What to do:
Go through the entries below and pick out every line with "that".

Charts and diagrams as code:
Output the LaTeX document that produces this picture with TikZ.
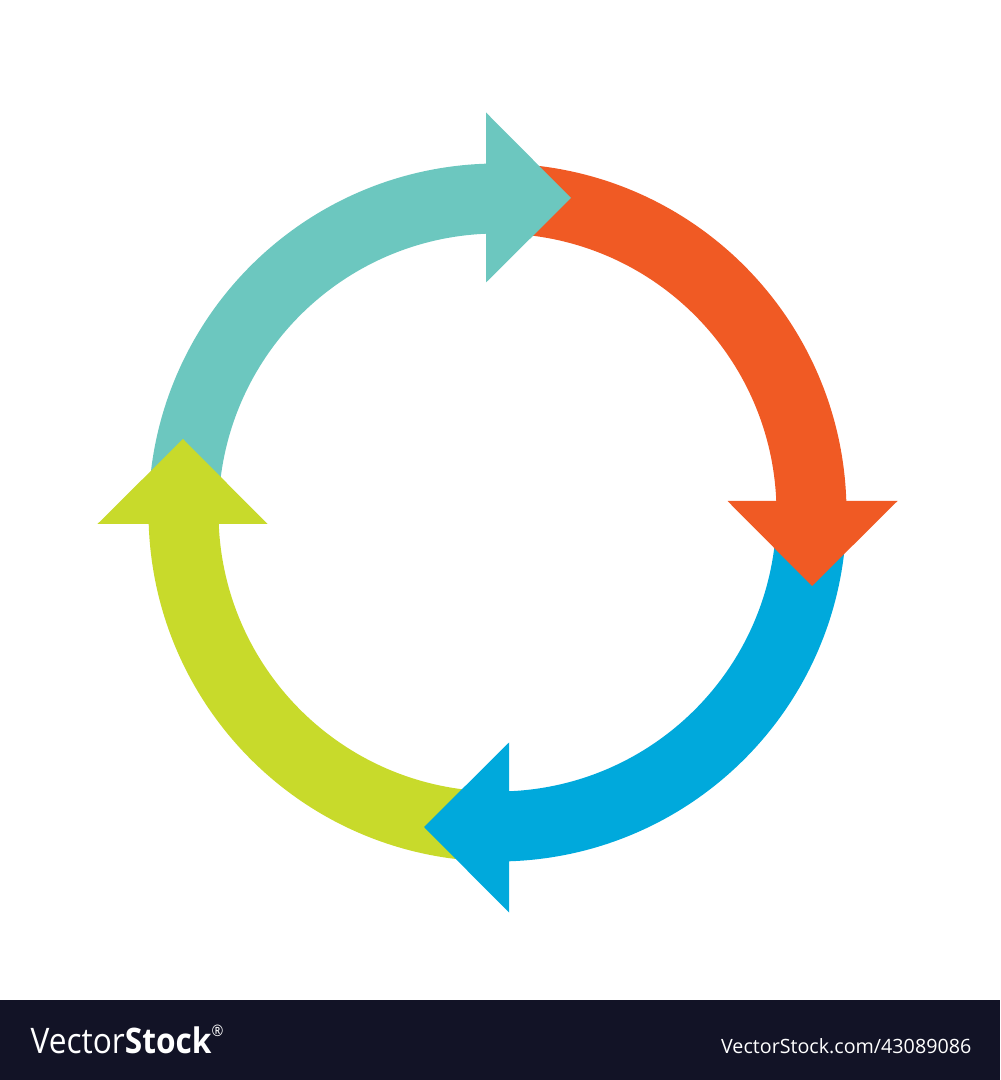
\documentclass[tikz,border=0pt]{standalone}
\usepackage{xcolor}
\usepackage{tikz}
\usepackage{fontspec}
\newfontfamily\barfont{Open Sans}

\definecolor{tealarrow}{HTML}{6CC7BF}
\definecolor{orangearrow}{HTML}{F05A24}
\definecolor{bluearrow}{HTML}{00A9DC}
\definecolor{greenarrow}{HTML}{C8DA2B}
\definecolor{barnavy}{HTML}{121326}

\begin{document}
\begin{tikzpicture}[x=0.01cm,y=0.01cm]
\useasboundingbox (-497.5,-567.5) rectangle (502.5,512.5);

\fill[tealarrow] (175:279) arc (175:91.5:279) -- (91.5:349) arc (91.5:175:349) -- cycle;
\fill[orangearrow] (85:279) arc (85:1.5:279) -- (1.5:349) arc (1.5:85:349) -- cycle;
\fill[bluearrow] (-5:279) arc (-5:-88.5:279) -- (-88.5:349) arc (-88.5:-5:349) -- cycle;
\fill[greenarrow] (-95:279) arc (-95:-178.5:279) -- (-178.5:349) arc (-178.5:-95:349) -- cycle;

\fill[tealarrow] (-11.5,230) -- (-11.5,400) -- (73.5,314.5) -- cycle;
\fill[orangearrow] (230,11.5) -- (400,11.5) -- (314.5,-73.5) -- cycle;
\fill[bluearrow] (11.5,-230) -- (11.5,-400) -- (-73.5,-314.5) -- cycle;
\fill[greenarrow] (-230,-11.5) -- (-400,-11.5) -- (-314.5,73.5) -- cycle;

\fill[barnavy] (-497.5,-487.5) rectangle (502.5,-567.5);
\node[anchor=base west, inner sep=0pt, text=white, xscale=0.9, transform shape, font=\barfont\fontsize{10}{12}\selectfont] (brand) at (-467.5,-540.5) {Vector\textbf{Stock}\raisebox{0.9ex}{\fontsize{4.5}{5}\selectfont ®}};
\node[anchor=base east, inner sep=0pt, text=white, font=\barfont\fontsize{5.6}{6}\selectfont] (link) at (474.5,-540.5) {VectorStock.com/43089086};
\end{tikzpicture}
\end{document}
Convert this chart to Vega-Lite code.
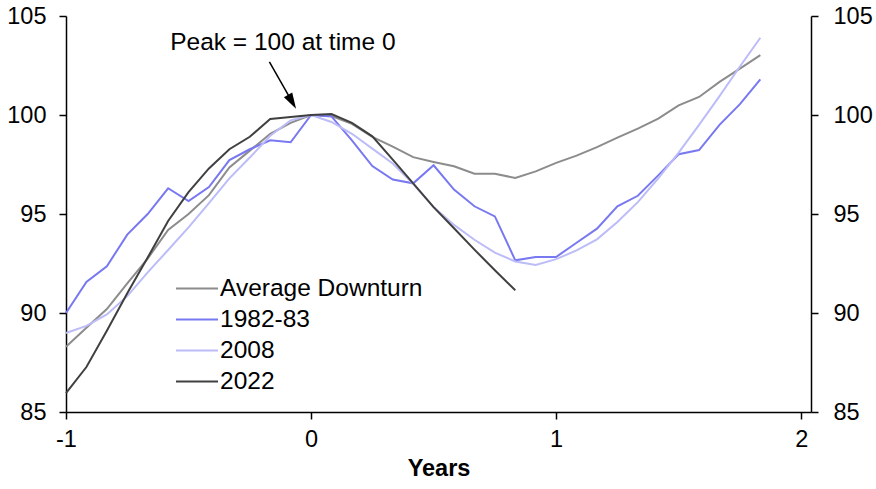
{
  "$schema": "https://vega.github.io/schema/vega-lite/v6.json",
  "width": 745,
  "height": 396,
  "autosize": {"type": "none"},
  "padding": {"left": 66, "top": 16, "right": 65, "bottom": 77},
  "background": "white",
  "config": {
    "font": "Liberation Sans",
    "view": {"stroke": null},
    "axis": {
      "grid": false,
      "domainColor": "black",
      "domainWidth": 1.5,
      "tickColor": "black",
      "tickWidth": 1.5,
      "tickSize": 7,
      "labelColor": "black",
      "labelFontSize": 23.5,
      "labelFont": "Liberation Sans",
      "titleColor": "black"
    }
  },
  "datasets": {
    "series": [
      {"t": -1, "s": "Average Downturn", "v": 88.3},
      {"t": -0.9167, "s": "Average Downturn", "v": 89.25},
      {"t": -0.8333, "s": "Average Downturn", "v": 90.2},
      {"t": -0.75, "s": "Average Downturn", "v": 91.5},
      {"t": -0.6667, "s": "Average Downturn", "v": 92.75},
      {"t": -0.5833, "s": "Average Downturn", "v": 94.2},
      {"t": -0.5, "s": "Average Downturn", "v": 95.0},
      {"t": -0.4167, "s": "Average Downturn", "v": 95.95},
      {"t": -0.3333, "s": "Average Downturn", "v": 97.35},
      {"t": -0.25, "s": "Average Downturn", "v": 98.2},
      {"t": -0.1667, "s": "Average Downturn", "v": 99.05},
      {"t": -0.0833, "s": "Average Downturn", "v": 99.6},
      {"t": 0, "s": "Average Downturn", "v": 100},
      {"t": 0.0833, "s": "Average Downturn", "v": 99.95},
      {"t": 0.1667, "s": "Average Downturn", "v": 99.55},
      {"t": 0.25, "s": "Average Downturn", "v": 98.9},
      {"t": 0.3333, "s": "Average Downturn", "v": 98.4},
      {"t": 0.4167, "s": "Average Downturn", "v": 97.87},
      {"t": 0.5, "s": "Average Downturn", "v": 97.63},
      {"t": 0.5833, "s": "Average Downturn", "v": 97.41},
      {"t": 0.6667, "s": "Average Downturn", "v": 97.03},
      {"t": 0.75, "s": "Average Downturn", "v": 97.03},
      {"t": 0.8333, "s": "Average Downturn", "v": 96.82},
      {"t": 0.9167, "s": "Average Downturn", "v": 97.15},
      {"t": 1, "s": "Average Downturn", "v": 97.58},
      {"t": 1.0833, "s": "Average Downturn", "v": 97.95},
      {"t": 1.1667, "s": "Average Downturn", "v": 98.38},
      {"t": 1.25, "s": "Average Downturn", "v": 98.86},
      {"t": 1.3333, "s": "Average Downturn", "v": 99.31},
      {"t": 1.4167, "s": "Average Downturn", "v": 99.82},
      {"t": 1.5, "s": "Average Downturn", "v": 100.49},
      {"t": 1.5833, "s": "Average Downturn", "v": 100.91},
      {"t": 1.6667, "s": "Average Downturn", "v": 101.67},
      {"t": 1.75, "s": "Average Downturn", "v": 102.34},
      {"t": 1.8333, "s": "Average Downturn", "v": 103.02},

      {"t": -1, "s": "1982-83", "v": 90.0},
      {"t": -0.9167, "s": "1982-83", "v": 91.57},
      {"t": -0.8333, "s": "1982-83", "v": 92.36},
      {"t": -0.75, "s": "1982-83", "v": 93.96},
      {"t": -0.6667, "s": "1982-83", "v": 95.0},
      {"t": -0.5833, "s": "1982-83", "v": 96.3},
      {"t": -0.5, "s": "1982-83", "v": 95.65},
      {"t": -0.4167, "s": "1982-83", "v": 96.36},
      {"t": -0.3333, "s": "1982-83", "v": 97.72},
      {"t": -0.25, "s": "1982-83", "v": 98.27},
      {"t": -0.1667, "s": "1982-83", "v": 98.72},
      {"t": -0.0833, "s": "1982-83", "v": 98.62},
      {"t": 0, "s": "1982-83", "v": 100},
      {"t": 0.0833, "s": "1982-83", "v": 99.93},
      {"t": 0.1667, "s": "1982-83", "v": 98.72},
      {"t": 0.25, "s": "1982-83", "v": 97.42},
      {"t": 0.3333, "s": "1982-83", "v": 96.74},
      {"t": 0.4167, "s": "1982-83", "v": 96.55},
      {"t": 0.5, "s": "1982-83", "v": 97.46},
      {"t": 0.5833, "s": "1982-83", "v": 96.23},
      {"t": 0.6667, "s": "1982-83", "v": 95.39},
      {"t": 0.75, "s": "1982-83", "v": 94.88},
      {"t": 0.8333, "s": "1982-83", "v": 92.66},
      {"t": 0.9167, "s": "1982-83", "v": 92.83},
      {"t": 1, "s": "1982-83", "v": 92.83},
      {"t": 1.0833, "s": "1982-83", "v": 93.55},
      {"t": 1.1667, "s": "1982-83", "v": 94.26},
      {"t": 1.25, "s": "1982-83", "v": 95.39},
      {"t": 1.3333, "s": "1982-83", "v": 95.92},
      {"t": 1.4167, "s": "1982-83", "v": 96.95},
      {"t": 1.5, "s": "1982-83", "v": 98.02},
      {"t": 1.5833, "s": "1982-83", "v": 98.23},
      {"t": 1.6667, "s": "1982-83", "v": 99.5},
      {"t": 1.75, "s": "1982-83", "v": 100.55},
      {"t": 1.8333, "s": "1982-83", "v": 101.8},

      {"t": -1, "s": "2008", "v": 88.99},
      {"t": -0.9167, "s": "2008", "v": 89.35},
      {"t": -0.8333, "s": "2008", "v": 89.93},
      {"t": -0.75, "s": "2008", "v": 90.85},
      {"t": -0.6667, "s": "2008", "v": 92.05},
      {"t": -0.5833, "s": "2008", "v": 93.18},
      {"t": -0.5, "s": "2008", "v": 94.32},
      {"t": -0.4167, "s": "2008", "v": 95.55},
      {"t": -0.3333, "s": "2008", "v": 96.8},
      {"t": -0.25, "s": "2008", "v": 97.85},
      {"t": -0.1667, "s": "2008", "v": 98.95},
      {"t": -0.0833, "s": "2008", "v": 99.73},
      {"t": 0, "s": "2008", "v": 100},
      {"t": 0.0833, "s": "2008", "v": 99.65},
      {"t": 0.1667, "s": "2008", "v": 99.05},
      {"t": 0.25, "s": "2008", "v": 98.3},
      {"t": 0.3333, "s": "2008", "v": 97.55},
      {"t": 0.4167, "s": "2008", "v": 96.52},
      {"t": 0.5, "s": "2008", "v": 95.35},
      {"t": 0.5833, "s": "2008", "v": 94.45},
      {"t": 0.6667, "s": "2008", "v": 93.7},
      {"t": 0.75, "s": "2008", "v": 93.05},
      {"t": 0.8333, "s": "2008", "v": 92.6},
      {"t": 0.9167, "s": "2008", "v": 92.43},
      {"t": 1, "s": "2008", "v": 92.72},
      {"t": 1.0833, "s": "2008", "v": 93.16},
      {"t": 1.1667, "s": "2008", "v": 93.72},
      {"t": 1.25, "s": "2008", "v": 94.6},
      {"t": 1.3333, "s": "2008", "v": 95.6},
      {"t": 1.4167, "s": "2008", "v": 96.8},
      {"t": 1.5, "s": "2008", "v": 98.1},
      {"t": 1.5833, "s": "2008", "v": 99.5},
      {"t": 1.6667, "s": "2008", "v": 100.95},
      {"t": 1.75, "s": "2008", "v": 102.45},
      {"t": 1.8333, "s": "2008", "v": 103.9},

      {"t": -1, "s": "2022", "v": 85.95},
      {"t": -0.9167, "s": "2022", "v": 87.27},
      {"t": -0.8333, "s": "2022", "v": 89.1},
      {"t": -0.75, "s": "2022", "v": 91.0},
      {"t": -0.6667, "s": "2022", "v": 92.8},
      {"t": -0.5833, "s": "2022", "v": 94.65},
      {"t": -0.5, "s": "2022", "v": 96.1},
      {"t": -0.4167, "s": "2022", "v": 97.3},
      {"t": -0.3333, "s": "2022", "v": 98.27},
      {"t": -0.25, "s": "2022", "v": 98.9},
      {"t": -0.1667, "s": "2022", "v": 99.8},
      {"t": -0.0833, "s": "2022", "v": 99.9},
      {"t": 0, "s": "2022", "v": 100},
      {"t": 0.0833, "s": "2022", "v": 100.05},
      {"t": 0.1667, "s": "2022", "v": 99.6},
      {"t": 0.25, "s": "2022", "v": 98.92},
      {"t": 0.3333, "s": "2022", "v": 97.75},
      {"t": 0.4167, "s": "2022", "v": 96.55},
      {"t": 0.5, "s": "2022", "v": 95.35},
      {"t": 0.5833, "s": "2022", "v": 94.28},
      {"t": 0.6667, "s": "2022", "v": 93.2},
      {"t": 0.75, "s": "2022", "v": 92.16},
      {"t": 0.8333, "s": "2022", "v": 91.15}
    ],
    "arrow": [{"x1": -0.170, "y1": 102.68, "x2": -0.0776, "y2": 100.67}],
    "head": [{"x": -0.0776, "y": 100.67}],
    "label": [{"x": -0.115, "y": 103.27, "text": "Peak = 100 at time 0"}]
  },
  "layer": [
    {
      "data": {"name": "series"},
      "mark": {"type": "line", "strokeWidth": 2},
      "encoding": {
        "x": {
          "field": "t", "type": "quantitative",
          "scale": {"domain": [-1, 2.04], "nice": false, "zero": false},
          "axis": {"values": [-1, 0, 1, 2], "labelExpr": "'' + datum.value", "title": "Years", "titleFontSize": 23.5, "titleFontWeight": "bold", "labelPadding": 8, "titlePadding": 6, "labelFlush": false}
        },
        "y": {
          "field": "v", "type": "quantitative",
          "scale": {"domain": [85, 105], "nice": false, "zero": false},
          "axis": {"orient": "left", "values": [85, 90, 95, 100, 105], "title": null, "labelPadding": 13, "labelFlush": false}
        },
        "color": {
          "field": "s", "type": "nominal",
          "scale": {"domain": ["Average Downturn", "1982-83", "2008", "2022"], "range": ["#8c8c8c", "#7878f0", "#bcbcf8", "#404040"]},
          "legend": {
            "title": null, "orient": "none", "legendX": 109, "legendY": 257,
            "symbolType": "stroke", "symbolSize": 1764, "symbolStrokeWidth": 2,
            "labelFontSize": 24.5, "labelColor": "black", "labelOffset": 1, "labelLimit": 0,
            "clipHeight": 31, "rowPadding": 0, "padding": 0
          }
        }
      }
    },
    {
      "data": {"name": "series"},
      "mark": {"type": "line", "opacity": 0},
      "encoding": {
        "x": {"field": "t", "type": "quantitative"},
        "y": {
          "field": "v", "type": "quantitative",
          "axis": {"orient": "right", "values": [85, 90, 95, 100, 105], "title": null, "labelPadding": 15, "labelFlush": false}
        },
        "detail": {"field": "s"}
      }
    },
    {
      "data": {"name": "arrow"},
      "mark": {"type": "rule", "color": "black", "strokeWidth": 1.5},
      "encoding": {
        "x": {"field": "x1", "type": "quantitative"},
        "y": {"field": "y1", "type": "quantitative", "axis": null},
        "x2": {"field": "x2"},
        "y2": {"field": "y2"}
      }
    },
    {
      "data": {"name": "head"},
      "mark": {"type": "point", "shape": "M0,1 L-0.6,-1 L0.6,-1 Z", "filled": true, "color": "black", "opacity": 1, "size": 256, "angle": -30},
      "encoding": {
        "x": {"field": "x", "type": "quantitative"},
        "y": {"field": "y", "type": "quantitative", "axis": null}
      }
    },
    {
      "data": {"name": "label"},
      "mark": {"type": "text", "fontSize": 24.5, "color": "black", "align": "center", "baseline": "alphabetic"},
      "encoding": {
        "x": {"field": "x", "type": "quantitative"},
        "y": {"field": "y", "type": "quantitative", "axis": null},
        "text": {"field": "text"}
      }
    }
  ],
  "resolve": {"axis": {"y": "independent"}}
}
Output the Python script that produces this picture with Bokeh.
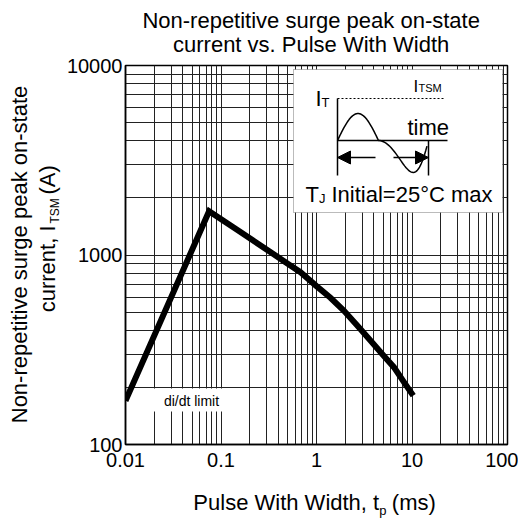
import numpy as np
from bokeh.plotting import figure
from bokeh.layouts import row, column
from bokeh.models import Range1d, LinearScale, FixedTicker, Label, Arrow, NormalHead
from bokeh.embed import file_html
from bokeh.resources import INLINE

# ---------------- data ----------------
pulse_ms = [0.01, 0.075, 0.15, 0.3, 0.5, 0.68, 1.0, 1.4, 1.93, 2.7, 3.67, 5.0, 6.46, 8.2, 10.3]
itsm_a = [170, 1700, 1350, 1070, 900, 811, 685, 595, 509, 422, 354, 296, 256, 214, 181]

x_ticks = [0.01, 0.1, 1, 10, 100]
x_tick_labels = ["0.01", "0.1", "1", "10", "100"]
y_ticks = [100, 1000, 10000]
y_tick_labels = ["100", "1000", "10000"]

x_grid = [d * m for d in [0.01, 0.1, 1, 10] for m in range(1, 10)] + [100]
y_grid = [d * m for d in [100, 1000] for m in range(1, 10)] + [10000]

title_lines = ["Non-repetitive surge peak on-state", "current vs. Pulse With Width"]
ylabel_line1 = "Non-repetitive surge peak on-state"
note_text = "di/dt limit"

FONT = "Liberation Sans"
FW, FH = 382, 379  # main frame size in px

# ---------------- layout sizes ----------------
LW = 62
TH = 56
MB_LEFT, MB_RIGHT, MB_TOP, MB_BOT = 63, 11, 9, 36
MW = MB_LEFT + FW + MB_RIGHT
MH = MB_TOP + FH + MB_BOT
BH = 39
TOTAL_H = TH + MH + BH


def text_fig(w, h, left=0):
    f = figure(width=w, height=h, x_range=Range1d(0, w - left), y_range=Range1d(h, 0),
               x_axis_location=None, y_axis_location=None, title=None,
               output_backend="svg", toolbar_location=None,
               min_border=0, min_border_left=left, min_border_right=0,
               min_border_top=0, min_border_bottom=0)
    f.outline_line_color = None
    f.xgrid.visible = False
    f.ygrid.visible = False
    f.background_fill_color = "white"
    f.border_fill_color = "white"
    return f


def add_text(f, x, y, text, size, align="left", baseline="middle", angle=0, **kw):
    f.add_layout(Label(x=x, y=y, text=text, text_font=FONT, text_font_size=f"{size}px",
                       text_align=align, text_baseline=baseline, angle=angle,
                       angle_units="deg", text_color="black", **kw))


# ---------------- main chart ----------------
p = figure(width=MW, height=MH, x_axis_type="log", y_axis_type="log",
           x_range=(0.01, 100), y_range=(100, 10000), title=None,
           output_backend="svg", toolbar_location=None,
           min_border_left=MB_LEFT, min_border_right=MB_RIGHT, min_border_top=MB_TOP,
           min_border_bottom=MB_BOT)
p.background_fill_color = "white"
p.border_fill_color = "white"
p.outline_line_color = "black"
p.outline_line_width = 1.5

p.extra_x_ranges = {"px": Range1d(0, FW)}
p.extra_y_ranges = {"py": Range1d(FH, 0)}
p.extra_x_scales = {"px": LinearScale()}
p.extra_y_scales = {"py": LinearScale()}
PX = dict(x_range_name="px", y_range_name="py")

for ax, ticks, labels in [(p.xaxis[0], x_ticks, x_tick_labels), (p.yaxis[0], y_ticks, y_tick_labels)]:
    ax.ticker = FixedTicker(ticks=ticks, minor_ticks=[])
    ax.major_label_overrides = {t: l for t, l in zip(ticks, labels)}
    ax.major_tick_line_color = None
    ax.minor_tick_line_color = None
    ax.major_tick_out = 0
    ax.major_tick_in = 0
    ax.minor_tick_out = 0
    ax.minor_tick_in = 0
    ax.axis_line_color = "black"
    ax.axis_line_width = 1.5
    ax.major_label_text_font = FONT
    ax.major_label_text_font_size = "20px"
    ax.major_label_text_color = "black"
    ax.axis_label = None
p.xaxis.major_label_standoff = 8
p.yaxis.major_label_standoff = 3

p.xgrid.ticker = FixedTicker(ticks=x_grid)
p.ygrid.ticker = FixedTicker(ticks=y_grid)
for g in (p.xgrid, p.ygrid):
    g.grid_line_color = "#222222"
    g.grid_line_width = 1
    g.grid_line_alpha = 1.0

# di/dt limit box
p.quad(left=[20], right=[113], top=[323], bottom=[346], fill_color="white",
       line_color=None, **PX)
add_text(p, 66, 335, note_text, 14, align="center", **PX)

# inset box
p.quad(left=[168], right=[377], top=[4], bottom=[147], fill_color="white",
       line_color="#777777", line_width=1, line_dash="1 1", **PX)

# schematic inside inset
p.line([212, 320], [33, 33], line_color="black", line_width=1.2, line_dash="2 2", **PX)
p.line([212, 212], [33, 110], line_color="black", line_width=1.5, **PX)
p.line([212, 322], [75, 75], line_color="black", line_width=1.5, **PX)
p.line([303, 303], [75, 110], line_color="black", line_width=1.5, **PX)
t1 = np.linspace(0, 1, 40)
t2 = np.linspace(0, 0.97, 40)
wave_x = np.concatenate([212 + 41 * t1, 253 + 50 * t2])
wave_y = np.concatenate([75 - 27 * np.sin(np.pi * t1), 75 + 32 * np.sin(np.pi * t2 ** 1.9)])
p.line(wave_x, wave_y, line_color="black", line_width=1.5, **PX)
p.add_layout(Arrow(end=NormalHead(size=13, fill_color="black", line_color="black"),
                   x_start=250, y_start=92, x_end=212, y_end=92,
                   line_color="black", line_width=1.5, **PX))
p.add_layout(Arrow(end=NormalHead(size=13, fill_color="black", line_color="black"),
                   x_start=268, y_start=92, x_end=303, y_end=92,
                   line_color="black", line_width=1.5, **PX))

add_text(p, 190, 33, "I", 22, **PX)
add_text(p, 196, 37, "T", 13, **PX)
add_text(p, 288, 21.2, "I", 17, **PX)
add_text(p, 293, 22.8, "TSM", 11, **PX)
add_text(p, 282, 62.4, "time", 22, **PX)
add_text(p, 180, 129.1, "T", 22, **PX)
add_text(p, 193.5, 133, "J", 13, **PX)
add_text(p, 206, 129.1, "Initial=25\u00b0C max", 22, **PX)

# data curve
p.line(pulse_ms, itsm_a, line_color="black", line_width=6, line_join="miter")

# ---------------- title strip (x relative to main frame left) ----------------
t = text_fig(MW, TH, left=MB_LEFT)
add_text(t, 191, 19.8, title_lines[0], 22, align="center")
add_text(t, 191, 43.8, title_lines[1], 22, align="center")

# ---------------- left strip: y label (page coords) ----------------
l = text_fig(LW, TOTAL_H)
add_text(l, 19.4, 254, ylabel_line1, 22, align="center", angle=90)
add_text(l, 47.4, 225, "current, I", 22, align="right", angle=90)
add_text(l, 54.8, 223, "TSM", 12, align="left", angle=90)
add_text(l, 47.4, 194, "(A)", 22, align="left", angle=90)

# ---------------- bottom strip: x label (x relative to main frame left) ----------------
b = text_fig(MW, BH, left=MB_LEFT)
add_text(b, 261, 22.4, "Pulse With Width, t", 22, align="right")
add_text(b, 261, 29.5, "p", 13, align="left")
add_text(b, 274, 22.4, "(ms)", 22, align="left")

layout = row(l, column(t, p, b))
open("out.html", "w").write(file_html(layout, INLINE))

Complete answer:
Output the LaTeX document that produces this picture with TikZ.
Output the Python script that produces this picture with Bokeh.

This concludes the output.